And the company is betting that if an organisation starts by using Oracle cloud-based applications (software as a service, SaaS), it is likely to be compelled to use its infrastructure to host and manage them (infrastructure as a service, IaaS) and the broader range of integrated software and hardware in its platform as a service (PaaS) to create and deploy them.

Where other competitors offer one or another of these services as a speciality, Oracle offers all three, Ellison said, taking typical keynote potshots at competitors like Amazon, SAP and Salesforce. com.

“We had to deliver SaaS and PaaS and infrastructure as a service, integrated, because of a promise we made to customers over 30 years ago,” Ellison said, pointing to Oracle’s commitment to make successive waves of products “upward compatible” - able to work on newer computing platforms, such as the migration from microcomputers and mainframes to desktops, or from desktops and servers to the cloud.

Ellison announced a number of products that would either update or add to suites of Oracle offerings - so many that he simply showed slides with lists of products. The following day, Hurd noted that customers can start with single applications and then add them in to broader suites of related products.

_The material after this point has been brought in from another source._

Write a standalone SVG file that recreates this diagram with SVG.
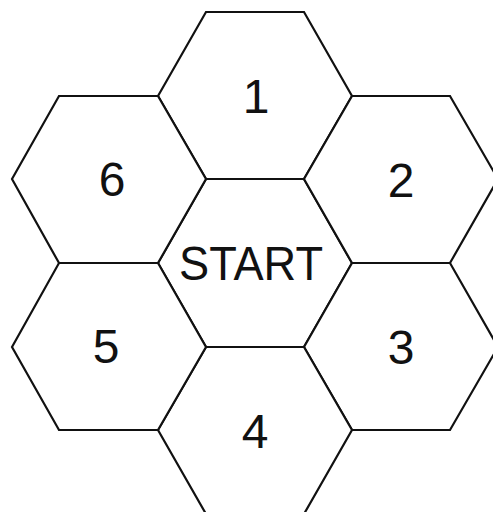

“This is going to be extremely attractive to customers. You can build apps without owning any assets,” he said.

On the hardware side, Ellison announced a new (and awkwardly titled) Zero Data Loss Recovery Machine (Ellison quipped that he named it before Hurd could change it), which can backup not just data but full databases, and on the fly so that information is fully up to date.

A new flash storage enterprise SAN (storage area network), available in November, incorporates a Sparc processor that runs some of Oracle’s software at chip level, said Ellison.

“We’ve actually put database accelerator engines into our processors. We can speed up memory access and can spin out results at the speed of memory. This is literally putting some of our database software directly into silicon.”

The company intends to price its IaaS to go head to head with Amazon and other companies in this area, said Ellison and Hurd. Hurd said Oracle would commit to keeping IaaS costs low.

Oracle will also address both large and middle market companies, stressed Hurd. In his keynote, he brought out a range of chief information officers from large companies such as Proctor and Gamble and Xerox, all beginning to make transitions over to cloud computing.

“This is a big transformation for these big companies. Most of these companies have bought applications that are old, and they’ve customised them,” making any change slow and difficult because the applications are unique. But “when they transform [TO THE CLOUD], they will bring the whole market with them,” said Hurd in the briefing.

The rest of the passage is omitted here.